Значительный интерес представляет вопрос о семантическом развитии слова. Наиболее определенная точка зрения имеется у Эрну — Мейе: лат. pater не обозначает физического отцовства, которое скорее обозначается словами parens и genitor. Pater имеет социальную значимость. Это глава дома, dominus, pater familias…[62]. Там же говорится о религиозном, торжественном значении *pətēr, pater.
Это высказывание находится в полном согласии с теорией Мейе, по которой *pətēr и ряд других общеиндоевропейских слов отмечены печатью аристократизма, религиозности, абстрактности. По мнению Мейе, между и.-е. *pətēr и современным франц. père произошел такой коренной сдвиг значения (‘высшее божество’, ‘высший глава семейства’ > ‘отец в физическом смысле’), что можно говорить о возникновении нового слова [63].
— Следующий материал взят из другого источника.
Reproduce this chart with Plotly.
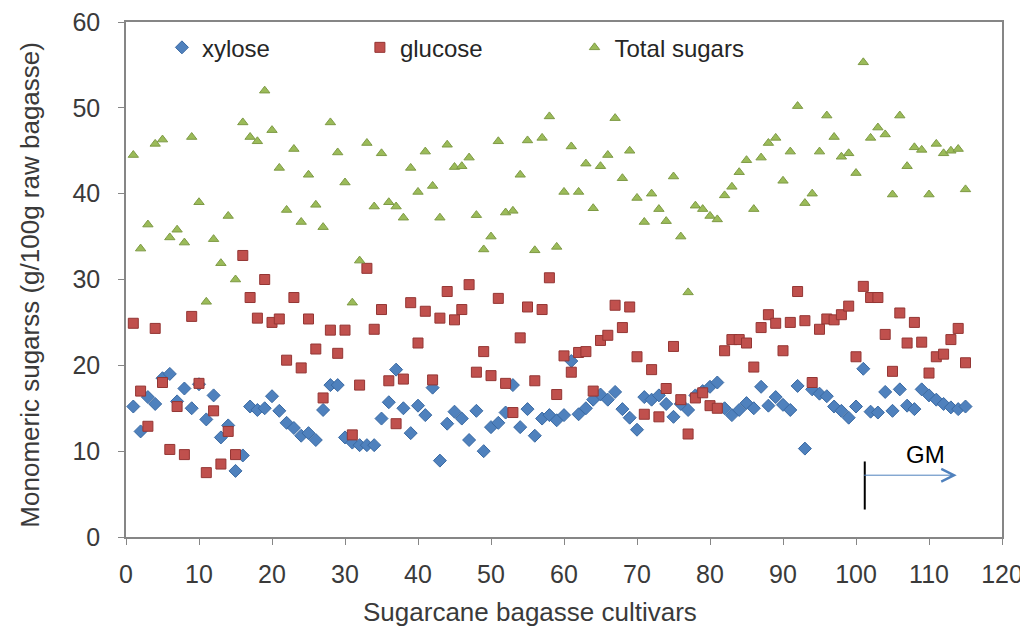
import plotly.graph_objects as go

cultivar = list(range(1, 116))

xylose = [
    15.2, 12.3, 16.3, 15.5, 18.5, 19.0, 15.8, 17.3, 15.0, 17.8,
    13.7, 16.5, 11.6, 13.0, 7.7, 9.5, 15.2, 14.8, 15.0, 16.4,
    14.7, 13.3, 12.7, 11.8, 12.1, 11.3, 14.8, 17.7, 17.7, 11.6,
    11.0, 10.7, 10.7, 10.7, 13.8, 15.7, 19.5, 15.0, 12.1, 15.3,
    14.2, 17.4, 8.9, 13.2, 14.6, 13.8, 11.3, 14.7, 10.0, 12.8,
    13.3, 14.5, 17.7, 12.8, 14.9, 11.8, 13.8, 14.2, 13.6, 14.2,
    20.5, 14.3, 15.0, 16.0, 16.6, 16.0, 16.9, 14.9, 13.9, 12.5,
    16.3, 16.0, 16.5, 15.5, 14.0, 15.5, 14.8, 16.5, 17.0, 17.5,
    18.0, 15.0, 14.2, 14.8, 15.6, 15.0, 17.5, 15.3, 16.3, 15.4,
    14.8, 17.6, 10.3, 17.2, 16.7, 16.4, 15.2, 14.7, 13.9, 15.2,
    19.6, 14.6, 14.5, 16.9, 14.7, 17.2, 15.3, 14.9, 17.2, 16.5,
    16.0, 15.5, 15.1, 14.9, 15.2,
]

glucose = [
    24.9, 17.0, 12.9, 24.3, 18.0, 10.2, 15.2, 9.6, 25.7, 17.9,
    7.5, 14.7, 8.5, 12.3, 9.6, 32.8, 27.9, 25.5, 30.0, 25.0,
    25.4, 20.6, 27.9, 19.7, 25.4, 21.9, 16.2, 24.1, 21.4, 24.1,
    11.9, 17.7, 31.3, 24.2, 26.5, 18.2, 13.2, 18.4, 27.3, 22.6,
    26.3, 18.3, 25.5, 28.6, 25.3, 26.5, 29.4, 19.2, 21.6, 18.8,
    27.8, 17.9, 14.5, 23.2, 26.8, 18.2, 26.5, 30.2, 16.6, 21.1,
    19.2, 21.5, 21.6, 17.0, 22.9, 23.5, 27.0, 24.4, 26.8, 21.0,
    14.3, 19.5, 14.0, 17.3, 22.2, 16.0, 12.0, 16.2, 16.8, 15.3,
    15.0, 21.7, 23.0, 23.0, 22.6, 19.8, 24.4, 25.9, 24.9, 21.7,
    25.0, 28.6, 25.2, 18.0, 24.2, 25.4, 25.3, 25.9, 26.9, 21.0,
    29.2, 27.9, 27.9, 23.6, 19.3, 26.1, 22.6, 25.0, 22.7, 19.1,
    21.0, 21.3, 23.0, 24.3, 20.3,
]

total_sugars = [
    44.5, 33.6, 36.4, 45.8, 46.3, 34.9, 35.8, 34.3, 46.6, 39.0,
    27.4, 34.7, 31.9, 37.4, 30.0, 48.3, 46.6, 46.1, 52.0, 47.4,
    43.0, 38.1, 45.2, 36.7, 42.2, 38.7, 36.1, 48.3, 44.8, 41.3,
    27.3, 32.2, 45.9, 38.5, 44.7, 39.0, 38.5, 37.2, 43.0, 40.2,
    44.9, 40.9, 37.2, 45.7, 43.1, 43.2, 44.2, 37.5, 33.5, 35.0,
    46.1, 37.8, 38.0, 42.2, 46.2, 33.4, 46.5, 49.0, 33.8, 40.2,
    45.5, 40.2, 43.5, 38.3, 43.2, 44.5, 48.8, 41.8, 45.0, 39.5,
    36.7, 40.0, 38.2, 36.8, 42.0, 35.0, 28.5, 38.6, 38.2, 37.4,
    37.0, 39.8, 40.8, 42.5, 43.9, 38.2, 44.2, 45.9, 46.5, 41.5,
    44.9, 50.2, 38.9, 40.0, 44.9, 49.1, 46.6, 44.3, 44.7, 42.4,
    55.3, 46.5, 47.7, 46.9, 39.9, 49.1, 43.2, 45.4, 45.1, 39.9,
    45.8, 44.7, 45.0, 45.2, 40.5,
]

x_ticks = [0, 10, 20, 30, 40, 50, 60, 70, 80, 90, 100, 110, 120]
y_ticks = [0, 10, 20, 30, 40, 50, 60]

FONT = "Liberation Sans, Arial, sans-serif"
TXT = "#3a3a3a"
LEG_FONT = dict(family=FONT, size=24, color="#262626")

fig = go.Figure()
fig.add_trace(go.Scatter(
    x=cultivar, y=xylose, mode="markers", name="xylose", legend="legend",
    marker=dict(symbol="diamond", size=10, color="#4F81BD",
                line=dict(color="#3A6AA3", width=1)),
))
fig.add_trace(go.Scatter(
    x=cultivar, y=glucose, mode="markers", name="glucose", legend="legend2",
    marker=dict(symbol="square", size=10, color="#C0504D",
                line=dict(color="#943634", width=1)),
))
fig.add_trace(go.Scatter(
    x=cultivar, y=total_sugars, mode="markers", name="Total sugars", legend="legend3",
    marker=dict(symbol="triangle-up", size=9, color="#9BBB59",
                line=dict(color="#7E9A45", width=1)),
))

# GM marker: vertical black line and arrow
fig.add_shape(type="line", xref="x", yref="y", x0=101.2, x1=101.2, y0=3.2, y1=8.8,
              line=dict(color="black", width=2))
fig.add_annotation(x=113.8, y=7.2, ax=100.9, ay=7.2, xref="x", yref="y",
                   axref="x", ayref="y", text="", showarrow=True,
                   arrowhead=5, arrowsize=2.5, arrowwidth=1, arrowcolor="#4F81BD")
fig.add_annotation(x=109.5, y=9.6, xref="x", yref="y", text="GM", showarrow=False,
                   font=dict(family=FONT, size=24, color="black"))

# axis titles
fig.add_annotation(x=0.461, y=-0.146, xref="paper", yref="paper",
                   xanchor="center", yanchor="middle",
                   text="Sugarcane bagasse cultivars", showarrow=False,
                   font=dict(family=FONT, size=26, color=TXT))
fig.add_annotation(x=-0.1096, y=0.49, xref="paper", yref="paper", textangle=-90,
                   xanchor="center", yanchor="middle",
                   text="Monomeric sugarss (g/100g raw bagasse)", showarrow=False,
                   font=dict(family=FONT, size=26, color=TXT))

leg_common = dict(orientation="h", yanchor="middle", y=0.95, xanchor="left",
                  font=LEG_FONT, bgcolor="rgba(255,255,255,0)", borderwidth=0)

fig.update_layout(
    width=1028, height=632,
    margin=dict(l=118, r=34, t=14, b=103, autoexpand=False),
    paper_bgcolor="white", plot_bgcolor="white",
    font=dict(family=FONT, size=24, color=TXT),
    showlegend=True,
    legend=dict(x=0.041, **leg_common),
    legend2=dict(x=0.267, **leg_common),
    legend3=dict(x=0.512, **leg_common),
    xaxis=dict(range=[0, 120], tickvals=x_ticks, showgrid=False, zeroline=False,
               showline=True, linecolor="#868686", linewidth=1.5, mirror=True,
               ticks="outside", ticklen=6, tickcolor="#868686",
               ticklabelstandoff=8, ticklabeloverflow="allow",
               tickfont=dict(family=FONT, size=25, color=TXT)),
    yaxis=dict(range=[0, 60], tickvals=y_ticks, showgrid=False, zeroline=False,
               showline=True, linecolor="#868686", linewidth=1.5, mirror=True,
               ticks="outside", ticklen=6, tickcolor="#868686",
               ticklabelstandoff=13, ticklabeloverflow="allow",
               tickfont=dict(family=FONT, size=25, color=TXT)),
)

fig.write_html("out.html")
Однако пропасти между значениями этих двух форм нет и не было. Верно, что санскр. pitār ‘отец’ несколько не совпадало по значению с ‘родитель’ (Erzeuger) в языке Вед, как сообщает Б. Дельбрюк[64]. Этот факт ввел некоторых языковедов в глубокое заблуждение относительно сущности и.-е. *pətēr. Так, Мейе заключает, что поскольку *pətēr (pitar, pater и др.) не значило собственно ‘родитель’, то оно означало нечто более высокое. Следует напомнить о том, что в течение длительного периода древности отцовство в физическом смысле было неопределимо. Только этим можно объяснить то, что и в последующее время долго между значением *рətēr ‘отец’ и специальным ‘родитель’ не было прочной связи, откуда потребность в уточнениях типа санскр. janita, лат. genitor для второго понятия[65].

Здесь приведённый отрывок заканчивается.